■ **Written exercise**
Gather all lines with the word "that" in them.

■ **Data rows**
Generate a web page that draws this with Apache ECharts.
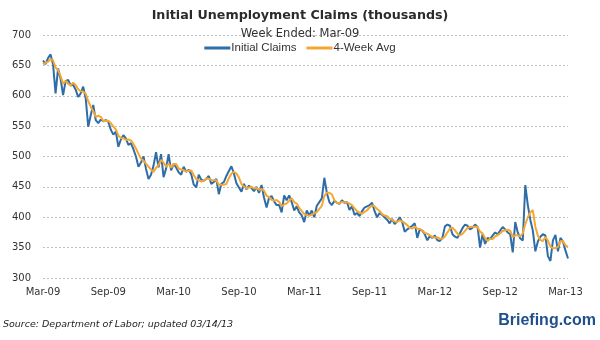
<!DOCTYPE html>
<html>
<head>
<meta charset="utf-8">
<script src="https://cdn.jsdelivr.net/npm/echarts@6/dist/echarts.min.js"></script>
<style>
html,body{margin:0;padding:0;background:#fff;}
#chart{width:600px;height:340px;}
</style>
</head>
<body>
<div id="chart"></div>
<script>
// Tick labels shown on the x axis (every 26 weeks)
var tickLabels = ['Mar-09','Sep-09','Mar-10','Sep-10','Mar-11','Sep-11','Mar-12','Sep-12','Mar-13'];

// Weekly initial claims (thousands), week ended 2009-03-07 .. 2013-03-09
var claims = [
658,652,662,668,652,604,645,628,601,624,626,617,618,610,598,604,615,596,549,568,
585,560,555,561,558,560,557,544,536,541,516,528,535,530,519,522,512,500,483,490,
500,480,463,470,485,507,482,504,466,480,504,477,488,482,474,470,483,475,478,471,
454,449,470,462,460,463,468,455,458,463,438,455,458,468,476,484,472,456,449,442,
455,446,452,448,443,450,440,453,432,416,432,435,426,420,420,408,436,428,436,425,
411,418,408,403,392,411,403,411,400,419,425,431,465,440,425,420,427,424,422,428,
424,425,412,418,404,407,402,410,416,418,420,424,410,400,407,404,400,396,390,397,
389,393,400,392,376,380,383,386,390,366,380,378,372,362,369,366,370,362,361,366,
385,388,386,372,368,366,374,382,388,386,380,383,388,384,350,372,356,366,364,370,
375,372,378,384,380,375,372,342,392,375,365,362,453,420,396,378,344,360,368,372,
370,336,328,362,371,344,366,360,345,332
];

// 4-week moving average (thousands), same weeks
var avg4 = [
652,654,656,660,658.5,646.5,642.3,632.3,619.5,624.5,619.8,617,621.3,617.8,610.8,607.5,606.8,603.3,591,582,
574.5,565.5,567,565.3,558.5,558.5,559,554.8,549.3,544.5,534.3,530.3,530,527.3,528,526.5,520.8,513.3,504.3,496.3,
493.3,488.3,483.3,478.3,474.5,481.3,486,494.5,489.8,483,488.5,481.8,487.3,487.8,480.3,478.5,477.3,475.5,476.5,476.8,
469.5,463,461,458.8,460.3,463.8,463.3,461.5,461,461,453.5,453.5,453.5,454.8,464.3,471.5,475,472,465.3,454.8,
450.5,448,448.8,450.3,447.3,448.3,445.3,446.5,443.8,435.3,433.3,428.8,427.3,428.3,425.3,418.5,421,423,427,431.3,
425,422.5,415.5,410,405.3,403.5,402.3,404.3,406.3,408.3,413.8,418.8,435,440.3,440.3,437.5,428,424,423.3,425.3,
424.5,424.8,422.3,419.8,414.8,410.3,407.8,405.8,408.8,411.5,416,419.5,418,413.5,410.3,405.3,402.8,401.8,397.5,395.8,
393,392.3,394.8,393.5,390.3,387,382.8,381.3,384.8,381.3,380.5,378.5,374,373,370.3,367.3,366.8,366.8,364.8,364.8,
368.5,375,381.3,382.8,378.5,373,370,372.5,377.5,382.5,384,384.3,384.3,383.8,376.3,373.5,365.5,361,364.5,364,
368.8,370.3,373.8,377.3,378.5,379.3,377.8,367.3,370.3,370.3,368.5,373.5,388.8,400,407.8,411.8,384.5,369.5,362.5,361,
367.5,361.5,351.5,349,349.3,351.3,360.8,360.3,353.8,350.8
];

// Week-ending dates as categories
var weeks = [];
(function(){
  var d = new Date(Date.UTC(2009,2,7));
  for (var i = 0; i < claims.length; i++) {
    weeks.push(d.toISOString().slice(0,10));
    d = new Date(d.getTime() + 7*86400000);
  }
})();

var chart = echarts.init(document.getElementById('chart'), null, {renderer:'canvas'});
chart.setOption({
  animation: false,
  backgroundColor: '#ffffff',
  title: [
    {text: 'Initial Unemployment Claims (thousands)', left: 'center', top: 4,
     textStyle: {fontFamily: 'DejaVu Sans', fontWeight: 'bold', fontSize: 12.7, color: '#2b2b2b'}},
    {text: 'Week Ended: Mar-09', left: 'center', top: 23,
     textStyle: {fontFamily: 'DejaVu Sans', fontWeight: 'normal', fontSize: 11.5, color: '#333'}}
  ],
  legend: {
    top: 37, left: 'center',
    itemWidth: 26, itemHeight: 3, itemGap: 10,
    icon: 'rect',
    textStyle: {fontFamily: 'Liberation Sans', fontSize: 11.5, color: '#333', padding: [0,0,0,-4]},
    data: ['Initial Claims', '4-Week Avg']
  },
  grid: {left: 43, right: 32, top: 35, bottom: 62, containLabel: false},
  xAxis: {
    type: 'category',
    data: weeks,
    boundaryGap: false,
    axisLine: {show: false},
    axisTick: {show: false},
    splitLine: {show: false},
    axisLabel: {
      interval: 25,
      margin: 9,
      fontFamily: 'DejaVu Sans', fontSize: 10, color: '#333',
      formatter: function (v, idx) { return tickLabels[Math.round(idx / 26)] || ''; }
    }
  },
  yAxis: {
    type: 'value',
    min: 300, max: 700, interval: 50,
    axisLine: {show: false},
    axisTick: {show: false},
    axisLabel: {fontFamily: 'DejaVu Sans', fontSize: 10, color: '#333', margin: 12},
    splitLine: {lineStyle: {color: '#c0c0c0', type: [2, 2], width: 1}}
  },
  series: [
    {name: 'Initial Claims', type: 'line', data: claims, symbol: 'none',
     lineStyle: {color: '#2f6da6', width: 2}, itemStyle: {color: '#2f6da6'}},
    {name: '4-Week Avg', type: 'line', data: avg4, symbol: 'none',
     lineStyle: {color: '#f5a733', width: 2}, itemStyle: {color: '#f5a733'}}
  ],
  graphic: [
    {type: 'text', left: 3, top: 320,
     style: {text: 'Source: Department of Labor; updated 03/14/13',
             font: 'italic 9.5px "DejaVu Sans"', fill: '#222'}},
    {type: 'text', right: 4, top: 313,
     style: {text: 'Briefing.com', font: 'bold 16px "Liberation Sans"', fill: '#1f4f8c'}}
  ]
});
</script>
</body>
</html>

--

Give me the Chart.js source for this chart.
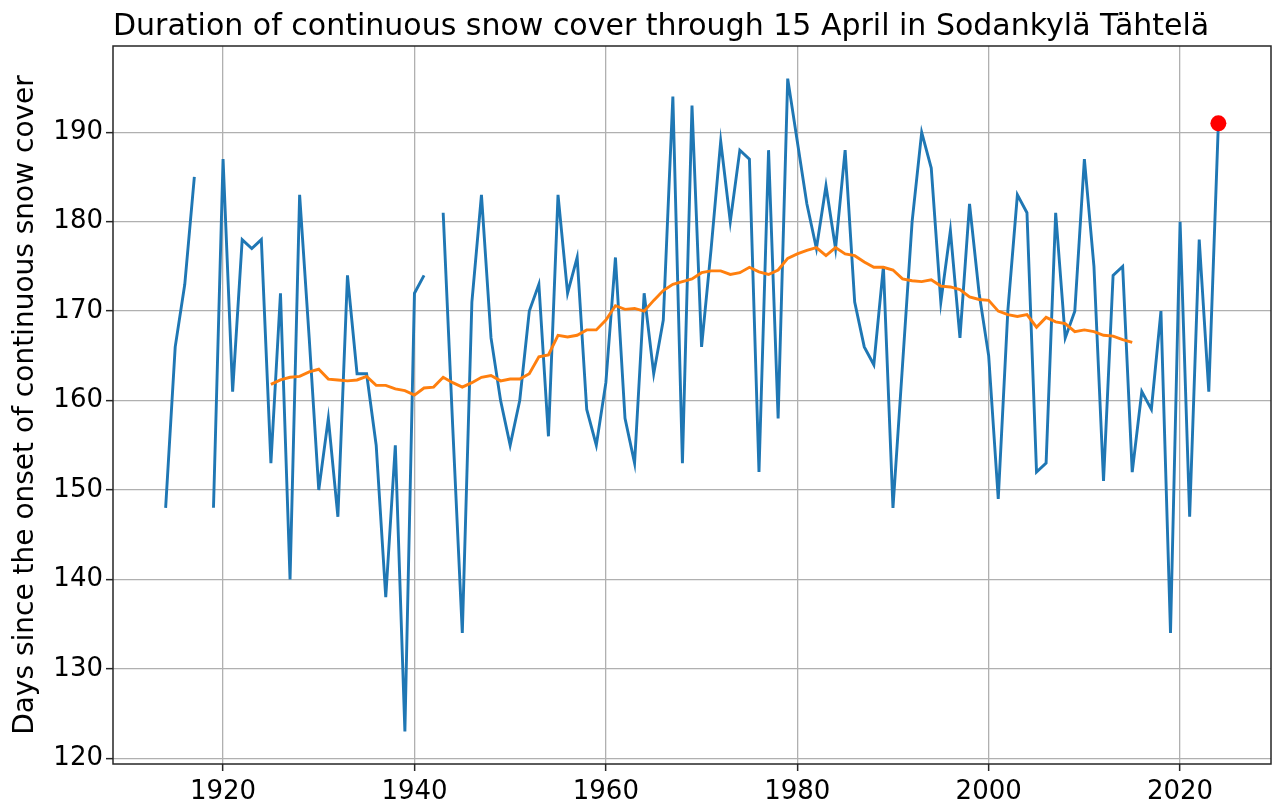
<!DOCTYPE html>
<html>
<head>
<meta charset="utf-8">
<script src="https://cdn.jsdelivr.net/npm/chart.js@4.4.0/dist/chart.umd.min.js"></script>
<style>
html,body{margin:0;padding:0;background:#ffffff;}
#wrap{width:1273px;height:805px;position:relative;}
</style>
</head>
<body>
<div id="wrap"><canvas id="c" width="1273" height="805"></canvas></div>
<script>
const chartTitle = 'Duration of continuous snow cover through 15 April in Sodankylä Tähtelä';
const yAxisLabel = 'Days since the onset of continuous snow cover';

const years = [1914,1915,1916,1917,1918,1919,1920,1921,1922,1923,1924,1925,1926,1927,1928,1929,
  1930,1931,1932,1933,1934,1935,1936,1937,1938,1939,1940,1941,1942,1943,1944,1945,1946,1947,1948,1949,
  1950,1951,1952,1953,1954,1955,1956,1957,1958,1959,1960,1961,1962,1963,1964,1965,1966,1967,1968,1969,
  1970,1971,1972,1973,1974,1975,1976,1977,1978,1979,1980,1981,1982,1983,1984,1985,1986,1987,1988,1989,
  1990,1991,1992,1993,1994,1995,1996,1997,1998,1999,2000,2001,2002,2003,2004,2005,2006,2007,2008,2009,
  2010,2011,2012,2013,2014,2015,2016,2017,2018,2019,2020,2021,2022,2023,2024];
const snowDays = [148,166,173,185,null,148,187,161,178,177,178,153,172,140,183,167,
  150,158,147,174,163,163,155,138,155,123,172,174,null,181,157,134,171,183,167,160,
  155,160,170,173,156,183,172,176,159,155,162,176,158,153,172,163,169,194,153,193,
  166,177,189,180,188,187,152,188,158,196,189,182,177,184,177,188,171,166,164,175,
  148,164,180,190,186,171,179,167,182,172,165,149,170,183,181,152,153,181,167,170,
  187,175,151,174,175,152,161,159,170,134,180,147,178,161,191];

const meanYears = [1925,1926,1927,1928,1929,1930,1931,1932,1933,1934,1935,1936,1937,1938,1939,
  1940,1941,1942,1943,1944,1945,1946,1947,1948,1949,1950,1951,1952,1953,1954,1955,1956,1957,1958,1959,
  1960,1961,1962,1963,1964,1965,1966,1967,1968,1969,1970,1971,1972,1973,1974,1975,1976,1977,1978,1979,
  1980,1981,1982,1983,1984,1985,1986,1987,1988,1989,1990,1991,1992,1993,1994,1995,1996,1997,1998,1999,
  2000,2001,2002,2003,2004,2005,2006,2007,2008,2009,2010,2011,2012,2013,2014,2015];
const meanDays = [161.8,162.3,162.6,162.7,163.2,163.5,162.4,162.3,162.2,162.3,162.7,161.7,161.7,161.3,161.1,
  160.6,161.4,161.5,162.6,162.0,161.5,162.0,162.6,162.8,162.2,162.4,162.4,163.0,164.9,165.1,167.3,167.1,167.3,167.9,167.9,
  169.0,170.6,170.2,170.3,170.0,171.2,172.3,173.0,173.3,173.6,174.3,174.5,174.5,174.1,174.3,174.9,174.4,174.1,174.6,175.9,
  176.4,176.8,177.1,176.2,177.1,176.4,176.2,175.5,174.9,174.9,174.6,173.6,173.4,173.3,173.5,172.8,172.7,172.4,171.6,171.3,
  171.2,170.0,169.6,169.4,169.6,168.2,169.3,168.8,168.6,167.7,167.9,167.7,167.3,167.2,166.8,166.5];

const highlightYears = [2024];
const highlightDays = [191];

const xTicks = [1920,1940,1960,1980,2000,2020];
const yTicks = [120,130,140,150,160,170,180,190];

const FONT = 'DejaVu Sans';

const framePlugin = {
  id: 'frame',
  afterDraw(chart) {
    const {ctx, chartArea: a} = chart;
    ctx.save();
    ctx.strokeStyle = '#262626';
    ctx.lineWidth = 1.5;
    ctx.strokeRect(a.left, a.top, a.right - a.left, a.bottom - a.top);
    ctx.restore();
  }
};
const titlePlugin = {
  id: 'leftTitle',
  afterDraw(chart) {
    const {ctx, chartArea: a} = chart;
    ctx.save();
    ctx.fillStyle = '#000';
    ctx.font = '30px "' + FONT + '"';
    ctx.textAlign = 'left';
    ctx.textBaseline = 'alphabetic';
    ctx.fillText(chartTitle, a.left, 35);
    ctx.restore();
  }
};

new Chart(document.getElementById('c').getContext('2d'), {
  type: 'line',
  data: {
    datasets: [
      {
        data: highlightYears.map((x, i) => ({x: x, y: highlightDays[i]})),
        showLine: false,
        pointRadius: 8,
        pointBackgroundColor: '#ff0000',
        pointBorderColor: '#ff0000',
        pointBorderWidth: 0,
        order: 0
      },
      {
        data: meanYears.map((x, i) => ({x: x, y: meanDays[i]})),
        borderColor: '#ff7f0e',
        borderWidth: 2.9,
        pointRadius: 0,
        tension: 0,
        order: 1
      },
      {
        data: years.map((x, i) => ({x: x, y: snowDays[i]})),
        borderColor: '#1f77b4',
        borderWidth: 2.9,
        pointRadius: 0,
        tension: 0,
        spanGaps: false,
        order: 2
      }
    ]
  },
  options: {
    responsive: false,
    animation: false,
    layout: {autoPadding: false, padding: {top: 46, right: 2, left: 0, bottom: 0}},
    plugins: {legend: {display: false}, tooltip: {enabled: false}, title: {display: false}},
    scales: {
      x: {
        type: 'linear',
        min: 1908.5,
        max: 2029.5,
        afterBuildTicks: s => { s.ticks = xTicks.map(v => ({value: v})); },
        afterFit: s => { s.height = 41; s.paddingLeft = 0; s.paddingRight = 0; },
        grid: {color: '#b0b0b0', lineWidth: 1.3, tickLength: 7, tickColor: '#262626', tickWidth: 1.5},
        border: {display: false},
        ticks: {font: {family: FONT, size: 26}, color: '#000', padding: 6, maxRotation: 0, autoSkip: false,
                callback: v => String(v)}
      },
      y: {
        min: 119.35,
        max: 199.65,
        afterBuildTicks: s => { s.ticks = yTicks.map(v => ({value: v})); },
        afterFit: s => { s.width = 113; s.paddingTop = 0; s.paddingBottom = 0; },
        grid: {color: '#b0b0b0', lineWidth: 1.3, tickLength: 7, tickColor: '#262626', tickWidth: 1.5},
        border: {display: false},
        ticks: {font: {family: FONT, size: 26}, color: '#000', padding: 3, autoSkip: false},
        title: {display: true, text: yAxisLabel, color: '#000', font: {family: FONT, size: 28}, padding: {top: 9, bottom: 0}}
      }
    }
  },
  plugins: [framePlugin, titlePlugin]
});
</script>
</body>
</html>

--

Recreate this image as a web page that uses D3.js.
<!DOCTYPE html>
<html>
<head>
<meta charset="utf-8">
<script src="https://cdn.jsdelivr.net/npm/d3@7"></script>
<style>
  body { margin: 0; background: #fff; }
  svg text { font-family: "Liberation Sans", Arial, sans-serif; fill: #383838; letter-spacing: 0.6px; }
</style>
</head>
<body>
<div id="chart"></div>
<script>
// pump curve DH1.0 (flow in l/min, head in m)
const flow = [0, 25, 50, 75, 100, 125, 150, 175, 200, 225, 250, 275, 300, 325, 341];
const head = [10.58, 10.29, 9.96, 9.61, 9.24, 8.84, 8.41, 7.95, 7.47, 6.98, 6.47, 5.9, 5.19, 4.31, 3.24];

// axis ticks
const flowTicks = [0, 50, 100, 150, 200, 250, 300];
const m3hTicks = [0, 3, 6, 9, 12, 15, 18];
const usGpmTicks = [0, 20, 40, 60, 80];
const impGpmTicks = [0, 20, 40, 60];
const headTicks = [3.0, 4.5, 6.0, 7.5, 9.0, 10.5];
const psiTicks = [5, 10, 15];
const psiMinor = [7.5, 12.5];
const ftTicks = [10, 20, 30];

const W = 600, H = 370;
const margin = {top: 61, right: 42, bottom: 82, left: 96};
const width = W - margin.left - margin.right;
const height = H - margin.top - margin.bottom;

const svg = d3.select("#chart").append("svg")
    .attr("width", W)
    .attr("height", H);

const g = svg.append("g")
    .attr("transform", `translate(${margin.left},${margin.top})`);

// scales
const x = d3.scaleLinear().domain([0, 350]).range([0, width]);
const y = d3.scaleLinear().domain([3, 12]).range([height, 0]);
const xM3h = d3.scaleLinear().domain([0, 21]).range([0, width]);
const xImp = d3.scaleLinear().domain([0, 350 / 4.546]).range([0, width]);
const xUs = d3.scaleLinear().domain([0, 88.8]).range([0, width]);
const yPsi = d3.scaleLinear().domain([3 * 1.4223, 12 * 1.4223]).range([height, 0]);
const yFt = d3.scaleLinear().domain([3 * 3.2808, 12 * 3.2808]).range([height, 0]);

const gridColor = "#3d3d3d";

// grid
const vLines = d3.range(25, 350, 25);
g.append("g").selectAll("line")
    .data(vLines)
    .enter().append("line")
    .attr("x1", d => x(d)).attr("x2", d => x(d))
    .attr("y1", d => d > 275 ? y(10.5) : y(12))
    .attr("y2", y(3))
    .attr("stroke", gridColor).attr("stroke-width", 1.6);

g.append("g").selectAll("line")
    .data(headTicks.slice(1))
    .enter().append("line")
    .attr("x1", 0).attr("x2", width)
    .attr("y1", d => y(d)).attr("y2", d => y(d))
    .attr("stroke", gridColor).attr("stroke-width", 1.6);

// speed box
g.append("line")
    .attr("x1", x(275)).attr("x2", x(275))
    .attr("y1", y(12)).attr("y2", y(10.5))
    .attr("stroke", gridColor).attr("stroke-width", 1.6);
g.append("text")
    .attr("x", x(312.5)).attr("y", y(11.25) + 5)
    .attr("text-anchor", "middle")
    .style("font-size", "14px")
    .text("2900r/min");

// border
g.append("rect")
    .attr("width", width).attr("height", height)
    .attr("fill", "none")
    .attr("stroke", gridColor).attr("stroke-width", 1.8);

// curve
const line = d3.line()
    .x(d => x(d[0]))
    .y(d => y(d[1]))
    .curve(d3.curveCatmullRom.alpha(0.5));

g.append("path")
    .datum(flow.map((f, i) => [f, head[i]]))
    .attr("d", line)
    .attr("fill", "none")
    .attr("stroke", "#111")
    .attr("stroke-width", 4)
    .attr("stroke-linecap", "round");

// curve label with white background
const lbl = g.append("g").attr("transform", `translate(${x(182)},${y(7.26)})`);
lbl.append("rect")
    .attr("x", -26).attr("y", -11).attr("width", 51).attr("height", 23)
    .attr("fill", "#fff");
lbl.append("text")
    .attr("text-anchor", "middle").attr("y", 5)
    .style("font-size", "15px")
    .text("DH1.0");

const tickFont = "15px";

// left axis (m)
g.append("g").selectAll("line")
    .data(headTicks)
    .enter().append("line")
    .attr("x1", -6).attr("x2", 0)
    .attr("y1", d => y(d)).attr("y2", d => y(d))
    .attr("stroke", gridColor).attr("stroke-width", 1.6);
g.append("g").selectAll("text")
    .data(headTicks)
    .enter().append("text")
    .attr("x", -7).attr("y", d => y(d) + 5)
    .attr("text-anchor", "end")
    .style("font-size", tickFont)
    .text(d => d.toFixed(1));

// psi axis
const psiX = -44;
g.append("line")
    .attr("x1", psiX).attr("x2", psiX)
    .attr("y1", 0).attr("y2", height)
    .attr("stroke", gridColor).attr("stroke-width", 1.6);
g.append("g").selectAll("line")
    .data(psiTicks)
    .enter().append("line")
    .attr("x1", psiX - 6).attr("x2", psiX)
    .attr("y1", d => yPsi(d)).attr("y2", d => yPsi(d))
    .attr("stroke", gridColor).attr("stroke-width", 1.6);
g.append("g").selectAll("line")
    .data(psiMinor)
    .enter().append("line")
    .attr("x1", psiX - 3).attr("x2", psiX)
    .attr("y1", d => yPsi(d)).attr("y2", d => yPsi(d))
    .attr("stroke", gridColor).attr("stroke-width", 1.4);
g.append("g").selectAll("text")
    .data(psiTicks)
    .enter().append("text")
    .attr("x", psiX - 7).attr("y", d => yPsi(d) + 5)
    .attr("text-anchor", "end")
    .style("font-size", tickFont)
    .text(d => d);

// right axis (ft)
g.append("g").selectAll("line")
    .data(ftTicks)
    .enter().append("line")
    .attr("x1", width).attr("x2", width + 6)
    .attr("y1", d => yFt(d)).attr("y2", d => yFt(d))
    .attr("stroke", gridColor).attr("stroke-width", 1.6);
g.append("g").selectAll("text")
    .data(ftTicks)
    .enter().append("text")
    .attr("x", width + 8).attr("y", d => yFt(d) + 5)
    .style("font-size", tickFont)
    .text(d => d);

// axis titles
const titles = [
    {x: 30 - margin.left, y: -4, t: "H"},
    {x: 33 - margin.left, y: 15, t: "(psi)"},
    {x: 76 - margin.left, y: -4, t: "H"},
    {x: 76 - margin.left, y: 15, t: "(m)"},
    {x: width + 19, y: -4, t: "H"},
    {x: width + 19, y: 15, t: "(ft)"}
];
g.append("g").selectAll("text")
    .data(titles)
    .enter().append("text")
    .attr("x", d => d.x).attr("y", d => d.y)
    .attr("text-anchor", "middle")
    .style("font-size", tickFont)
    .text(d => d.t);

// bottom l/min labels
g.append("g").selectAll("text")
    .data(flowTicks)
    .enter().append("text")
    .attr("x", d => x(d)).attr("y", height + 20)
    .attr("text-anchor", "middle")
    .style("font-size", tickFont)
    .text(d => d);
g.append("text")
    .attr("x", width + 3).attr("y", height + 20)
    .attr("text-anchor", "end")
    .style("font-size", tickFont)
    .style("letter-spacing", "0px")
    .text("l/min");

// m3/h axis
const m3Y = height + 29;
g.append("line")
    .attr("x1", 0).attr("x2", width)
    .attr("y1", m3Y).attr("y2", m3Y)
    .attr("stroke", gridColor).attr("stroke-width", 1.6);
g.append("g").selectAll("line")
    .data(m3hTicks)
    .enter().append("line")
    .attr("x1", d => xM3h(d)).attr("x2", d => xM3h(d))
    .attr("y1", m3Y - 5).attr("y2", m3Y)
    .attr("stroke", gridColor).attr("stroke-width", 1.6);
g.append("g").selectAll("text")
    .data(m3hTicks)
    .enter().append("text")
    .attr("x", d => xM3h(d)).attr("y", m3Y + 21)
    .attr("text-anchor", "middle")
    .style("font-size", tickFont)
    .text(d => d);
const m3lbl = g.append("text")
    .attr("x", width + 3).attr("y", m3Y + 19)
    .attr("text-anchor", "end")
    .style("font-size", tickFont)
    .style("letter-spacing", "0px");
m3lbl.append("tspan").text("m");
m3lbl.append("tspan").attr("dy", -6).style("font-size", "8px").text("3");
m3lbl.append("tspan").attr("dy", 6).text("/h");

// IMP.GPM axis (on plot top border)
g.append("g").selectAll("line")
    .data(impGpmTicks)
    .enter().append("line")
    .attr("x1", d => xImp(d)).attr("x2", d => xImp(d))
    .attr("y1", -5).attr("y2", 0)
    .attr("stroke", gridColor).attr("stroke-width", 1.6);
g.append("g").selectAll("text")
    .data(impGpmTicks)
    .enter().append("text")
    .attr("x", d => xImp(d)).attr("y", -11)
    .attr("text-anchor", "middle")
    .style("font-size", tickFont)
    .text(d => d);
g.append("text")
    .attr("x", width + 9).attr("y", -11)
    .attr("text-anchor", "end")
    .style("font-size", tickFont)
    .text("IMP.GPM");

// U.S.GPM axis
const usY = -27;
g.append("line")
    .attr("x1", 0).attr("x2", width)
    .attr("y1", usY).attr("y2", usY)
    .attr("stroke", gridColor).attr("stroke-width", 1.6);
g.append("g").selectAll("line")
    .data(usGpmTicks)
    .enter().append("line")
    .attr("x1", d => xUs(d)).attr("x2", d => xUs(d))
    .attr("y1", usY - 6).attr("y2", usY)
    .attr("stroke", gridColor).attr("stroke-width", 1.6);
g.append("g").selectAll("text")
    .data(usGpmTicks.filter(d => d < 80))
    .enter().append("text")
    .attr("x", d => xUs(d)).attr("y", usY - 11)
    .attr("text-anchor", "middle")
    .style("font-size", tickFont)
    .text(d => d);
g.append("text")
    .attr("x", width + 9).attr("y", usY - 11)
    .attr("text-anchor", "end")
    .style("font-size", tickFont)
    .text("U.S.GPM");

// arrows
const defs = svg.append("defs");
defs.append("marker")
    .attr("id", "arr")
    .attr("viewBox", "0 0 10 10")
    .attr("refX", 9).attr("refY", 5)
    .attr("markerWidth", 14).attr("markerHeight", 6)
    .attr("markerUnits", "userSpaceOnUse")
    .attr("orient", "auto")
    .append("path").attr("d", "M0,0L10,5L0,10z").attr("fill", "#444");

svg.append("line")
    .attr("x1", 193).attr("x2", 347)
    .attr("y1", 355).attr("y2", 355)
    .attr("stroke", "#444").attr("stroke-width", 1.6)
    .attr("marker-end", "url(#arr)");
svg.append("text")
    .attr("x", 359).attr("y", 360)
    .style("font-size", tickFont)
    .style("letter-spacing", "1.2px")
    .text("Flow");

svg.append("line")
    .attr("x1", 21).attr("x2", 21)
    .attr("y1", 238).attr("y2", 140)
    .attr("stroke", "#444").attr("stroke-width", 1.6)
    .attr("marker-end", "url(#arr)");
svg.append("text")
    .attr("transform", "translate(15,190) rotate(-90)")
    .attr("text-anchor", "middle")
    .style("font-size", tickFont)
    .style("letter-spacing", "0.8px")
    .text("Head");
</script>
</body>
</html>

■ **Answer to this problem**
Generate a web page that draws this with Apache ECharts.
Recreate this image as a web page that uses D3.js.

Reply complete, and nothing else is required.